GOODBYE, MR. CHIPS (1969)

This musical remake of the well-remembered 1939 film is better than you may recall. And why not? The rejiggered script is by Terrence Rattigan, a past master on repressed British Prep School Masters* (though he skimps on much actual teaching) while designer Ken Adams & cinematographer Oswald Morris revel in the countryside school settings and the scores of adorable boys in spiffy blazers, straw hats & school ties. The casting is unexpectedly deep with smart star turns in all the supporting roles, and a scene-stealing one from Siân Phillips (Mrs. Peter O’Toole at the time) as a campy actress. As the cold-blooded teacher, warmed to life by his late marriage to a spirited gal, O’Toole, playing older, finds all the sentiment without making a meal of it. Petulia Clark, playing younger, is disadvantaged in being exactly as old as O’Toole in real life, but she largely holds up her end. The best surprise is Herbert Ross, bumped up to full director after almost two decades specializing in musical numbers. He succumbs to a couple of dreamy song montages, but elsewhere shows confidence, and real daring toward the end with a measured pace that gives O’Toole all the time he needs. If only things didn’t keep stopping in their tracks for one of Leslie Bricusse’s punitive (or is it putative?) songs. Clark’s intro is a faithfully awful Music Hall ditty, but that hardly excuses the rest. Even the one nice musical moment, with Clark belting out the school anthem at assembly, is ruined by a final lyric that asks us ‘to fill the world with love my whole life through.’ Oy! Give it a try anyway, just keep the remote handy for emergency Fast-Forwarding.
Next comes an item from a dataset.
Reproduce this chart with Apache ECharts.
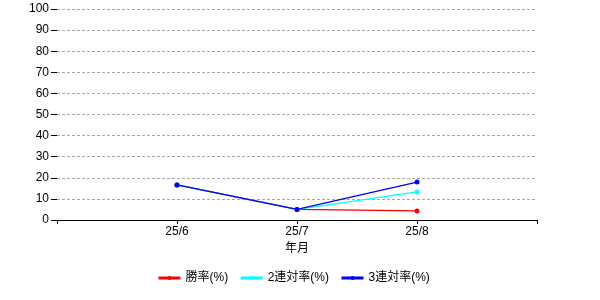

DOUBLE-BILL: *Of course, there’s always the honest sentiment of the 1939 original with Robert Donat and young Greer Garson. But why not discover Terrence Rattigan’s quietly devastating Prep school masterpiece, THE BROWNING VERSION/’51, starring the Head Master from this film, Michael Redgrave, in his signature role. (The Albert Finney remake from ‘94 isn’t in the same league.) Or, if you must see a musical set in a traditional British Public School there’s MERRY ANDREW/’58 with Michael Kidd’s inventive directing, a tunefully witty score from Saul Chaplin & Johnny Mercer, an immensely charming perf from Danny Kaye . . . and a circus.